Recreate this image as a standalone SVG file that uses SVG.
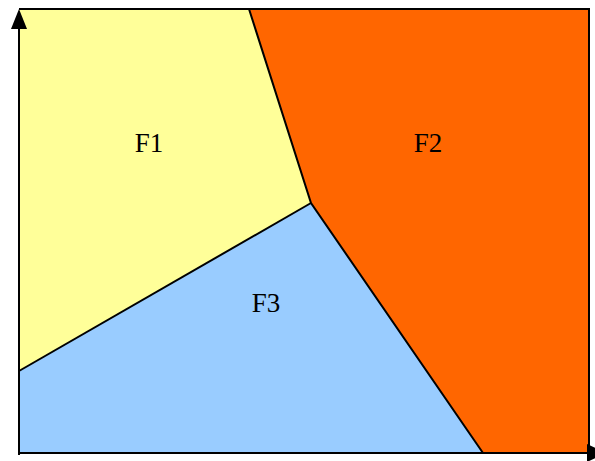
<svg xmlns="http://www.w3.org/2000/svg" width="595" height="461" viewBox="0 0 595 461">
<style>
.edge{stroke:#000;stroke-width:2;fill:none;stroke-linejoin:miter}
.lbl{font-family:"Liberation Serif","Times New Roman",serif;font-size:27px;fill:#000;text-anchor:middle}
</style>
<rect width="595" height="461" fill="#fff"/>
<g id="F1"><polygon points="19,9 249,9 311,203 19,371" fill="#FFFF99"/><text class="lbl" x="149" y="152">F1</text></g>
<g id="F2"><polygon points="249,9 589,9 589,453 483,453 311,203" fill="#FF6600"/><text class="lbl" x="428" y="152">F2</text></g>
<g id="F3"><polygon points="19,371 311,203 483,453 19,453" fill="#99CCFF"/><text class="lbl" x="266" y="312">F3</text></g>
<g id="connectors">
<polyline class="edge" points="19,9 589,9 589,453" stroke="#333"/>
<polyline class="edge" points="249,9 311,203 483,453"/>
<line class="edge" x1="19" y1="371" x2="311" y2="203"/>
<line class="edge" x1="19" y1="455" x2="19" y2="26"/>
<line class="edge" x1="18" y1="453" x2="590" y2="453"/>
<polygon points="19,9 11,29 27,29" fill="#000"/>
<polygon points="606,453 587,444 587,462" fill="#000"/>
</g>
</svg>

********

Quote each line of the listing exactly, but leave the pictures out.

### Exercise result:
Recreate this image as a standalone SVG file that uses SVG.
<svg xmlns="http://www.w3.org/2000/svg" width="595" height="461" viewBox="0 0 595 461">
<style>
.edge{stroke:#000;stroke-width:2;fill:none;stroke-linejoin:miter}
.lbl{font-family:"Liberation Serif","Times New Roman",serif;font-size:27px;fill:#000;text-anchor:middle}
</style>
<rect width="595" height="461" fill="#fff"/>
<g id="F1"><polygon points="19,9 249,9 311,203 19,371" fill="#FFFF99"/><text class="lbl" x="149" y="152">F1</text></g>
<g id="F2"><polygon points="249,9 589,9 589,453 483,453 311,203" fill="#FF6600"/><text class="lbl" x="428" y="152">F2</text></g>
<g id="F3"><polygon points="19,371 311,203 483,453 19,453" fill="#99CCFF"/><text class="lbl" x="266" y="312">F3</text></g>
<g id="connectors">
<polyline class="edge" points="19,9 589,9 589,453" stroke="#333"/>
<polyline class="edge" points="249,9 311,203 483,453"/>
<line class="edge" x1="19" y1="371" x2="311" y2="203"/>
<line class="edge" x1="19" y1="455" x2="19" y2="26"/>
<line class="edge" x1="18" y1="453" x2="590" y2="453"/>
<polygon points="19,9 11,29 27,29" fill="#000"/>
<polygon points="606,453 587,444 587,462" fill="#000"/>
</g>
</svg>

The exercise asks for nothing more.